The smart thing would have been to let it slide. And for a while I did so, but the next day during yet another conversation about her, she was lamenting her current state of fitness (or maybe unfitness) and I let out the following remark with a great big welcoming smile: “Aren’t you glad you have a chubby niece to make you feel thinner?”
She popped me for it later, and it would be to her credit if she did so in a way that made some kind of sense. Not the case. Instead, I had the joy of being accused, for the umteenth time, of competing with her… Talk about projection! I had to hold my ground on that one and tell her she’s way off, but as always, her opinion rules… Gotta love family!
December 5th, 2005


Now that I’ve pointed an angry finger at my gender, it’s only fair that I examine the fingers pointing right back at me. An obvious issue is my mouth: I use my tongue like a sword. My brother sweetly mentioned so this week, and though it was not a new piece of info, the fact that my words would ever wound him begs for an urgent remedy.
The kid is right. I’m ashamed of how easy it is for me to cut people to the marrow. Devastating words fly from my lips with heartless precision. Like a shark during a feeding frenzy, my eyes roll back in my head and I wake when it’s over, viewing the resultant carnage as if it were created by someone else. Not very ladylike, is it?
We all have strengths and weaknesses, but it’s sadly common for talents to be perverted (taken too far) until they become a defect. Self-expression has always come freely to me, but my sharp tongue is thereby unsheathed too often. Once those harsh words are out there, they can’t truly be taken back… The damage is done.
I want my lips used to build, not destroy.
November 20th, 2005

Worse, actually… I did something so convoluted that only I could come up with it. Somehow I decided I was too sexy for my dreams… They weren’t aspirational enough for me.

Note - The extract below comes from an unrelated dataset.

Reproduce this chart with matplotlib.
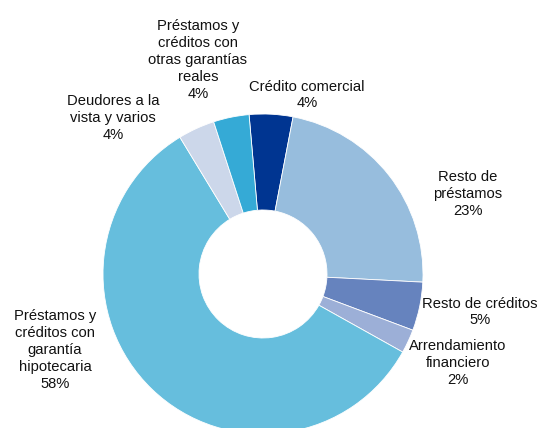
import matplotlib
matplotlib.use("Agg")
import matplotlib.pyplot as plt

names = ["Crédito comercial",
         "Resto de\npréstamos",
         "Resto de créditos",
         "Arrendamiento\nfinanciero",
         "Préstamos y\ncréditos con\ngarantía\nhipotecaria",
         "Deudores a la\nvista y varios",
         "Préstamos y\ncréditos con\notras garantías\nreales"]
shares = [4.4, 22.8, 4.9, 2.4, 58.2, 3.7, 3.6]
colors = ["#003591", "#97BDDD", "#6683BE", "#9CAFD7", "#66BEDD", "#CCD7EA", "#35AAD6"]

# label centres in image pixels (x, y from top)
label_pos = [(307, 95), (468, 194), (480, 312), (458, 363),
             (55, 350), (113, 118), (198, 60)]

W, H = 539, 428
fig = plt.figure(figsize=(W / 100, H / 100), dpi=100)
ax = fig.add_axes([0, 0, 1, 1])

cx, cy, r = 263, H - 274, 160
ax.pie(shares, colors=colors, startangle=95, counterclock=False,
       center=(cx, cy), radius=r,
       wedgeprops=dict(width=r * 0.6, edgecolor="white", linewidth=0.6))

for name, v, (x, y) in zip(names, shares, label_pos):
    ax.text(x, H - y, f"{name}\n{round(v):.0f}%", ha="center", va="center",
            multialignment="center", fontsize=10.6, linespacing=1.26,
            family=["Liberation Sans", "DejaVu Sans"], color="#111111")

ax.set_xlim(0, W)
ax.set_ylim(0, H)
ax.set_aspect("equal")
ax.axis("off")

fig.savefig("out.png", dpi=100)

Admitting this for the first time just now doesn’t make me feel any better, either. More like I need to do something about it… Which sucks.
At one point, I knew exactly what I wanted to do with my career, but I never shared the details with anybody. Least of all my family, who would completely freak out once they stopped laughing. After all, my father’s sole interest in me from day one involved making sure I would not remain a financial burdern to him.

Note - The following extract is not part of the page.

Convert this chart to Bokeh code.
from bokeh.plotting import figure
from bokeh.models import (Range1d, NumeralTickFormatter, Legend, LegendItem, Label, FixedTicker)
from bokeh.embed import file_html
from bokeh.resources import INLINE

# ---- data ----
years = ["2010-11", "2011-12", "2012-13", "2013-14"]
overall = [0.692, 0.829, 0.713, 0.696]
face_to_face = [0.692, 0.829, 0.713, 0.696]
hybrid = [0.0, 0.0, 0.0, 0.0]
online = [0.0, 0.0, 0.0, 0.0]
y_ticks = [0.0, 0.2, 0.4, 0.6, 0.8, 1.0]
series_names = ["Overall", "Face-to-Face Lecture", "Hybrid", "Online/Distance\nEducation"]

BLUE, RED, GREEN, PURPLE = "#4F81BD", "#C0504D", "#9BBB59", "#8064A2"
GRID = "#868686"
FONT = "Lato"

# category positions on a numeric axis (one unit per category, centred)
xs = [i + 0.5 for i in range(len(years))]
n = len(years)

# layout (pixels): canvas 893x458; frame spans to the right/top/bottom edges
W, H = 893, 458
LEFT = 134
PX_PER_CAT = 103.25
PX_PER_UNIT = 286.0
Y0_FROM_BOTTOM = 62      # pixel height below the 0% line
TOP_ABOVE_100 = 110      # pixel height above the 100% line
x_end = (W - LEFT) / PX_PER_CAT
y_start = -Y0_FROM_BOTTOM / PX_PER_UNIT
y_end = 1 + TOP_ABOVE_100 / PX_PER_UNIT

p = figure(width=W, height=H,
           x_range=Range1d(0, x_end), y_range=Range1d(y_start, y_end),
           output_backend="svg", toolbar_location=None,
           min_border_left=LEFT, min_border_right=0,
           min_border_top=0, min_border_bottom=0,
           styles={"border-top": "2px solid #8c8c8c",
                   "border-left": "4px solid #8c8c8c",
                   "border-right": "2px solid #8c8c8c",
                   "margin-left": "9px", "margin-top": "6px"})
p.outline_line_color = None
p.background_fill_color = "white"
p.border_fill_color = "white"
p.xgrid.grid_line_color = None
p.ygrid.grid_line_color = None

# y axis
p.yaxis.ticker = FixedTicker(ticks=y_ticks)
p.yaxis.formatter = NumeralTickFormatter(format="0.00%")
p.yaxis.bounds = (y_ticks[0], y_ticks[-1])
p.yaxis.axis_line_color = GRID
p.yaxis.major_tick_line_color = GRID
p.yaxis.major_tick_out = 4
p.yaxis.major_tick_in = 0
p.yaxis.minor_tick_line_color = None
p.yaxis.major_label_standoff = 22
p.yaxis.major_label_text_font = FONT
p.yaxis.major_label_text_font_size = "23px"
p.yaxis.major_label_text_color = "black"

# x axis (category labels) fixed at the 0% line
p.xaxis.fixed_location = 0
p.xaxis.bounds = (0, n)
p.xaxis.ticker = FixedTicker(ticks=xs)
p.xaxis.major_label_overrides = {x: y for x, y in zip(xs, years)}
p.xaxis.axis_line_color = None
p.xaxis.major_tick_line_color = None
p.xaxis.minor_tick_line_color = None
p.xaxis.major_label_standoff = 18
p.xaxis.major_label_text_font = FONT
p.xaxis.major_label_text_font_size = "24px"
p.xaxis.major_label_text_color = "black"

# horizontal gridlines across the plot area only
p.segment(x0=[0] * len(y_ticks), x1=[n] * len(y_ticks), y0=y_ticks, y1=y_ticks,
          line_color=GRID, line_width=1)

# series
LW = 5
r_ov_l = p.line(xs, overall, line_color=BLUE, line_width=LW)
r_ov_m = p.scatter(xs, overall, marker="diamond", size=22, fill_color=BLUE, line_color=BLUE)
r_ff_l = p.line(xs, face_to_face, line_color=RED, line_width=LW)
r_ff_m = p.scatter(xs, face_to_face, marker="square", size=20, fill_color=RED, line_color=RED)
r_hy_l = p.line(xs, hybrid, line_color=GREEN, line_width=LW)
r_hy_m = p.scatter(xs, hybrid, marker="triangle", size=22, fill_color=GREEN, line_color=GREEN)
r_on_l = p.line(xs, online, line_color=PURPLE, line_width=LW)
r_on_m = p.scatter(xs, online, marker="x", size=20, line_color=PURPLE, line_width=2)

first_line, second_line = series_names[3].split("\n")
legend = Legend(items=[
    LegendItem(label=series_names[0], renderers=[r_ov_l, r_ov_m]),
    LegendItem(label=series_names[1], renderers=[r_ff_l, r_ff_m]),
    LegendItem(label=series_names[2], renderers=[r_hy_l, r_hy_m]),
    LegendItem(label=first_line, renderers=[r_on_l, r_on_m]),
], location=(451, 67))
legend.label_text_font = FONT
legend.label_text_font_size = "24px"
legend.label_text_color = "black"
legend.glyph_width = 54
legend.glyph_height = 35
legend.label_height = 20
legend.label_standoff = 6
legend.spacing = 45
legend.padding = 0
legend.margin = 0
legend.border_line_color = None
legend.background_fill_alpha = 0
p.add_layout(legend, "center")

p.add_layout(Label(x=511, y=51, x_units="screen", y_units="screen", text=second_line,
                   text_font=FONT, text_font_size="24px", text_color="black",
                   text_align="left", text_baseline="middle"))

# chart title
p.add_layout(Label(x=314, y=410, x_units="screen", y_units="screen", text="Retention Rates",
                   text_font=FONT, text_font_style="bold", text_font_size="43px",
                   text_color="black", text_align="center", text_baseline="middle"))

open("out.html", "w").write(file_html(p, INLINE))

So I judged myself and ruled that my desires were lacking… That this ambition was frivolous, and that pursuing it would be admitting to something my mother accused me of so often: Sitting on my brains. Psycho to English translation: I’ve been blessed with an extra measure of intelligence, and should therefore use it to its full potential.
Maybe they’re right, I thought. After all, I had to make a living and survive in this big, scary, adult world. Money doesn’t grow on trees, and fun jobs don’t pay much… Right? Where was Joseph Campbell when I needed him? Wonder where I’d be today if I had followed my bliss instead of those transplanted fears.
The good news is that I didn’t stray far. Although at one point I was an Accounting major (right on track for a future in alcoholism and suicide) eventually I couldn’t resist the allure of something better aligned with my natural aptitudes, and with some luck a career developed.
I’m a lot closer to my dreams than I deserve to be…
But it will take one more leap to get there — Yikes!